_DATA FOR THIS EXERCISE_:

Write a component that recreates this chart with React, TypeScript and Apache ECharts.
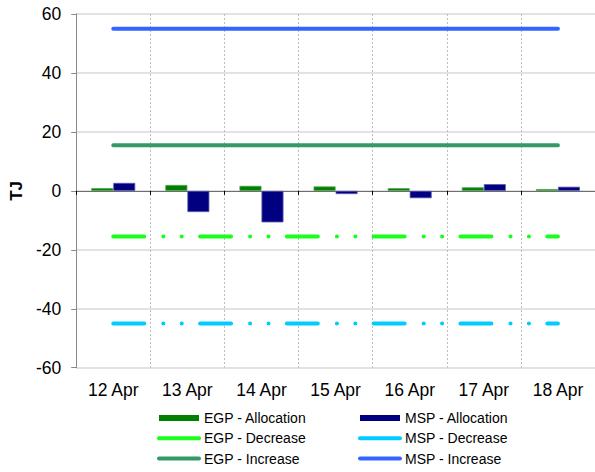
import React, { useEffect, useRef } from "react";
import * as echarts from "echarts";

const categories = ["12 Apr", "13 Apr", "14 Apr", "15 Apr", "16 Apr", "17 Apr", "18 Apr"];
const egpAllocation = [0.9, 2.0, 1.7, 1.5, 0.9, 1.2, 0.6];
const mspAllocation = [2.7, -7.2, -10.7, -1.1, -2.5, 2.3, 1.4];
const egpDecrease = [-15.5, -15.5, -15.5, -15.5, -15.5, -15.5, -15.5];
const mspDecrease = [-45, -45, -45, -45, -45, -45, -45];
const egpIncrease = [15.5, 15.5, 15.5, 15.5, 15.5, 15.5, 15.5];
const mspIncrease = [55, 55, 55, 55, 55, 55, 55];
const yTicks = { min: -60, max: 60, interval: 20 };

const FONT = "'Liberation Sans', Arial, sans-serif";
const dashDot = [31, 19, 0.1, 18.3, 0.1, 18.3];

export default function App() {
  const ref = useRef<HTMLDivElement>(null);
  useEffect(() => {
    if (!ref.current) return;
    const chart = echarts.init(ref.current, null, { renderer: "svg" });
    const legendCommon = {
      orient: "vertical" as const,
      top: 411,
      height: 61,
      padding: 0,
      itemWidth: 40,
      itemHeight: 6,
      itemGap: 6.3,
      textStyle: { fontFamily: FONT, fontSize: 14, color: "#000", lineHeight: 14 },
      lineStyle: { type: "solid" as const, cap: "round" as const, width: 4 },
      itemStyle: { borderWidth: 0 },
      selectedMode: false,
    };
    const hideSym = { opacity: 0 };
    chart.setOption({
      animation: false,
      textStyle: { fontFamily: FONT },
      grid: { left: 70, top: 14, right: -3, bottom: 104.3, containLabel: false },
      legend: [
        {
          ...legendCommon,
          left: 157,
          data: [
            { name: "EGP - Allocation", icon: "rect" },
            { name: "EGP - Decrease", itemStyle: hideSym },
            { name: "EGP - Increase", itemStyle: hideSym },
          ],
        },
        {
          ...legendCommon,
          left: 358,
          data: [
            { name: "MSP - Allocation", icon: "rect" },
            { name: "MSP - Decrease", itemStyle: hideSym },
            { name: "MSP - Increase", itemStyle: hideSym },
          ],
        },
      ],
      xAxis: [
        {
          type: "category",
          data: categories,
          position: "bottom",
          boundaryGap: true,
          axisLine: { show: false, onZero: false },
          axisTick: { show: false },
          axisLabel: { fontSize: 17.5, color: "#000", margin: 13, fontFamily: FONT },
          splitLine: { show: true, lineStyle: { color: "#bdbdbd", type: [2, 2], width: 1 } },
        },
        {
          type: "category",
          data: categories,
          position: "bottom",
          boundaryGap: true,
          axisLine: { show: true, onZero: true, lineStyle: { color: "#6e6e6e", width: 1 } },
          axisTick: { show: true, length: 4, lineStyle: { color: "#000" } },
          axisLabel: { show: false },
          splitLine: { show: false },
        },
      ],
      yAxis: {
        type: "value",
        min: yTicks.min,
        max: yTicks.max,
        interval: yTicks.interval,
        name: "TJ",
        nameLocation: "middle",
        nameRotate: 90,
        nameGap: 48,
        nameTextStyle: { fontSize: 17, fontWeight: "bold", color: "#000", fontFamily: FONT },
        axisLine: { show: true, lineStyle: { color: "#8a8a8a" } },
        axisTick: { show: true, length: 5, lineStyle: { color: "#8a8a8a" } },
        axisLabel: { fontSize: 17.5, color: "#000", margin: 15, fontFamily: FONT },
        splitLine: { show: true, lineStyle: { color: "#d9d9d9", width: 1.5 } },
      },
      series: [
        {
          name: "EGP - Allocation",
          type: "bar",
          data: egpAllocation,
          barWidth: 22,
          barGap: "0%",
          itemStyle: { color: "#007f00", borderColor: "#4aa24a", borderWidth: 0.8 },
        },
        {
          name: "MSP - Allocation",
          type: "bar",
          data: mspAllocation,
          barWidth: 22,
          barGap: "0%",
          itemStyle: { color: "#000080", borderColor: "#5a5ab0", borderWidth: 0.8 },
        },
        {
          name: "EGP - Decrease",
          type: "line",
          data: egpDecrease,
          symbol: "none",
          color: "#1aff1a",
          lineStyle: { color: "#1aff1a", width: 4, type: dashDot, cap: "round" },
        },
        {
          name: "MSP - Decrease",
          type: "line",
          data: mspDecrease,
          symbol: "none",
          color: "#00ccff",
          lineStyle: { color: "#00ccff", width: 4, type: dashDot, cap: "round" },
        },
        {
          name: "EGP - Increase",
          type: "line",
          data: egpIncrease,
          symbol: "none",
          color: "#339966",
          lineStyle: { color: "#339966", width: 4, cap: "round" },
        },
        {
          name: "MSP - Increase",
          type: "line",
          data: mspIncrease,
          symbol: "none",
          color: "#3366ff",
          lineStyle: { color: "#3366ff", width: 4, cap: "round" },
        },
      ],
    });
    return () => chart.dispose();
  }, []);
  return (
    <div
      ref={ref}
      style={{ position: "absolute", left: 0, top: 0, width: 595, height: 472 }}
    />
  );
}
--
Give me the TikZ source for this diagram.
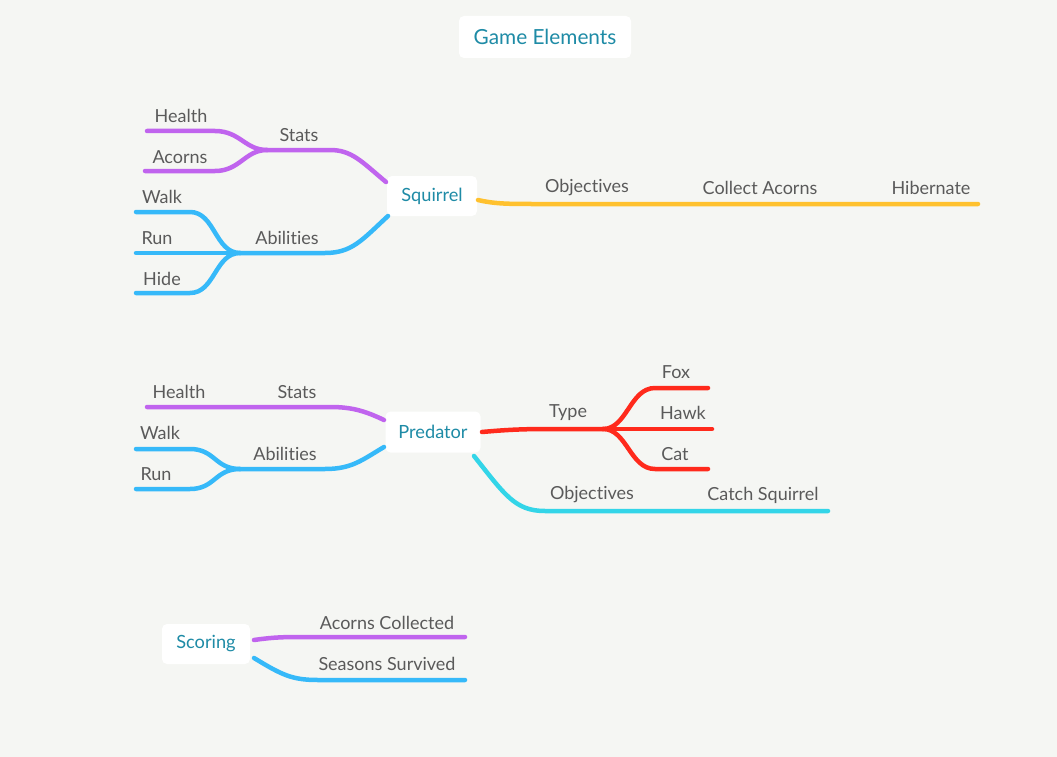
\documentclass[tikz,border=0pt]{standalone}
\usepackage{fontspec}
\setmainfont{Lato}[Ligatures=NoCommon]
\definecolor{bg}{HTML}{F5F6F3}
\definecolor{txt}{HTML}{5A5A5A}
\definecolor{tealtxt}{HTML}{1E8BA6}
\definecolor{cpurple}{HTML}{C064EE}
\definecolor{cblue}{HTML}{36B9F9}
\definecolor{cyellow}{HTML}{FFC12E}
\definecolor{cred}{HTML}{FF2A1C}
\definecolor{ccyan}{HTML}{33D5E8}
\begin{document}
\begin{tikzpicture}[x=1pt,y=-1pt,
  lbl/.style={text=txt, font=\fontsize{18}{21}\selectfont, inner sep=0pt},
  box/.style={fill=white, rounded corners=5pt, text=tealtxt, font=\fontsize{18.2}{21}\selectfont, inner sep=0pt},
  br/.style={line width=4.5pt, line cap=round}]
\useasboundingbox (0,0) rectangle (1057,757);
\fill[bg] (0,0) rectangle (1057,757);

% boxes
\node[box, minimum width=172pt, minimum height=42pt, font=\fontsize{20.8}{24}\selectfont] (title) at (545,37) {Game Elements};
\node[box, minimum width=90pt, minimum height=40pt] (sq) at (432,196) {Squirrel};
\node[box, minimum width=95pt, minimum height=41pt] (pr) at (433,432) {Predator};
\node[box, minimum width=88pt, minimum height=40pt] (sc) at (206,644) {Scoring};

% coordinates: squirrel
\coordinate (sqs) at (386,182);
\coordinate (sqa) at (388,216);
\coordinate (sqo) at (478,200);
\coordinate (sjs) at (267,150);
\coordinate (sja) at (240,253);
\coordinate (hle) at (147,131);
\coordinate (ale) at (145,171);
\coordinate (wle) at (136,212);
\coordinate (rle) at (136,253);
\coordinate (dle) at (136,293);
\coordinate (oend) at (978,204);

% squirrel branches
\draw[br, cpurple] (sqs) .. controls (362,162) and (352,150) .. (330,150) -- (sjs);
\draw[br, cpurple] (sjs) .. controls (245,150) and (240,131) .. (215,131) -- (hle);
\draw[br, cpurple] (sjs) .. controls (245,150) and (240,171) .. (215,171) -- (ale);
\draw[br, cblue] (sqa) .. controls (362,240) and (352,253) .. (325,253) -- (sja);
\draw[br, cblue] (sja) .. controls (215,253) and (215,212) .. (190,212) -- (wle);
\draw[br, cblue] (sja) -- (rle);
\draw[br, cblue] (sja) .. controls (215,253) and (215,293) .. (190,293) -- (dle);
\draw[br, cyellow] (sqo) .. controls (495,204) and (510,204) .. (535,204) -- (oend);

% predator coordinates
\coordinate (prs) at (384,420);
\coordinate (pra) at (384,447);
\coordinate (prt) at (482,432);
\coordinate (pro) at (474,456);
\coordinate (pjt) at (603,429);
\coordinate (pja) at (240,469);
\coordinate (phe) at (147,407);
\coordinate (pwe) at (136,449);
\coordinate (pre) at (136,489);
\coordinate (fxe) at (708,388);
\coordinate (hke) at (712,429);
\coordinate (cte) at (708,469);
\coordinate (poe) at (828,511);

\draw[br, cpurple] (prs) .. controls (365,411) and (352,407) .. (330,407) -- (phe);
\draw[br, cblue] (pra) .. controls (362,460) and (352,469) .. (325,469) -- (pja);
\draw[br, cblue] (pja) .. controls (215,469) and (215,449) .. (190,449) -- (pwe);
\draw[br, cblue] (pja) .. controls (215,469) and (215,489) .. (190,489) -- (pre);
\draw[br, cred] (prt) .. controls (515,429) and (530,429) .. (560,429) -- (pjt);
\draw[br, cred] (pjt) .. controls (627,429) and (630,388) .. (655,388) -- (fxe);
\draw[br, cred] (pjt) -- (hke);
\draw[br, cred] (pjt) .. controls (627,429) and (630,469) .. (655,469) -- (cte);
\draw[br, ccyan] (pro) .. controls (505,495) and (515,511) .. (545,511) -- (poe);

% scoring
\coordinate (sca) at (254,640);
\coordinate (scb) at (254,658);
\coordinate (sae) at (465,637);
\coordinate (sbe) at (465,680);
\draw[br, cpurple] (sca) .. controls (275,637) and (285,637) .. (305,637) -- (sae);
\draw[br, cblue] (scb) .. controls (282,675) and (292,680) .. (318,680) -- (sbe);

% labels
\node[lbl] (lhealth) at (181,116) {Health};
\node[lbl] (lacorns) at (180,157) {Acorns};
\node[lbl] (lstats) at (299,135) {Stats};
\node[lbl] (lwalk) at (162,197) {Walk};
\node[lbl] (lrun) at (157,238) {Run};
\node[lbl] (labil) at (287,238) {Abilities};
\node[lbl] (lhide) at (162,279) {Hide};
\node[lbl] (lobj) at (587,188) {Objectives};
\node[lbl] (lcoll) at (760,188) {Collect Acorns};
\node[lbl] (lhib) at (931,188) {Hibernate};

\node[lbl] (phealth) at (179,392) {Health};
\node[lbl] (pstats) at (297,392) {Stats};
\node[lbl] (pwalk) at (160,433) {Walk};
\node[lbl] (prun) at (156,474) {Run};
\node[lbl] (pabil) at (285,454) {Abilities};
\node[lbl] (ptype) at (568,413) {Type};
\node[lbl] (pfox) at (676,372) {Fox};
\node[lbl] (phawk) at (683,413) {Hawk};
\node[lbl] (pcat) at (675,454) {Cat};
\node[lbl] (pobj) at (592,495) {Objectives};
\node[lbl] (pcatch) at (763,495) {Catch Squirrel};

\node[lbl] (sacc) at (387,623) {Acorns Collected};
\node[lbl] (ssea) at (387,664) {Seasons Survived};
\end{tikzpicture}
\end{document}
* * *
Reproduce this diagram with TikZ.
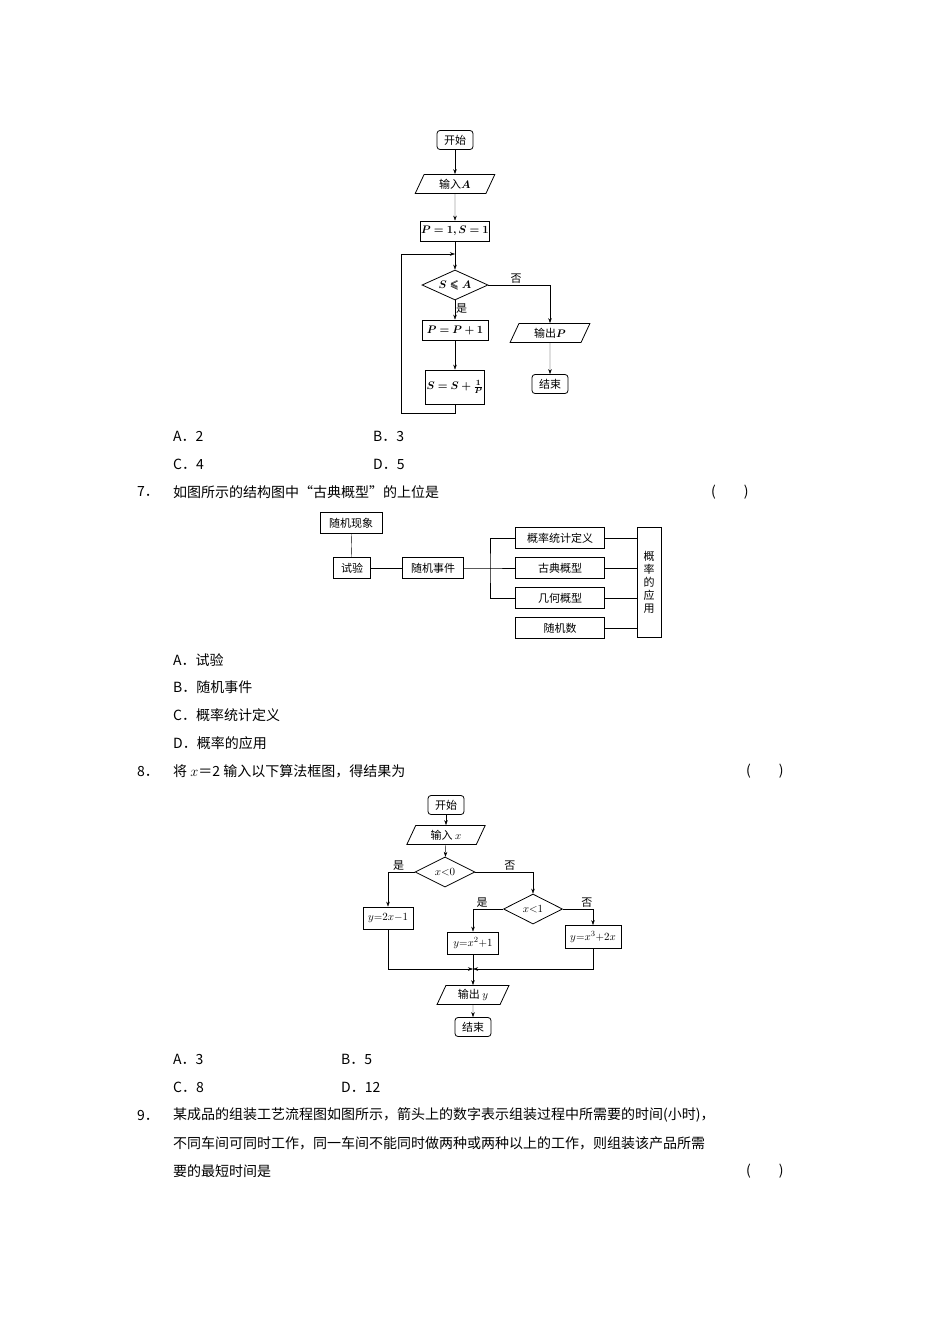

_WHAT YOU NEED TO DO_: Identify each line holding the string "diagram", and copy it out.

_WRITTEN SOLUTION_:
Give me the TikZ source for this diagram.
Reproduce this diagram with TikZ.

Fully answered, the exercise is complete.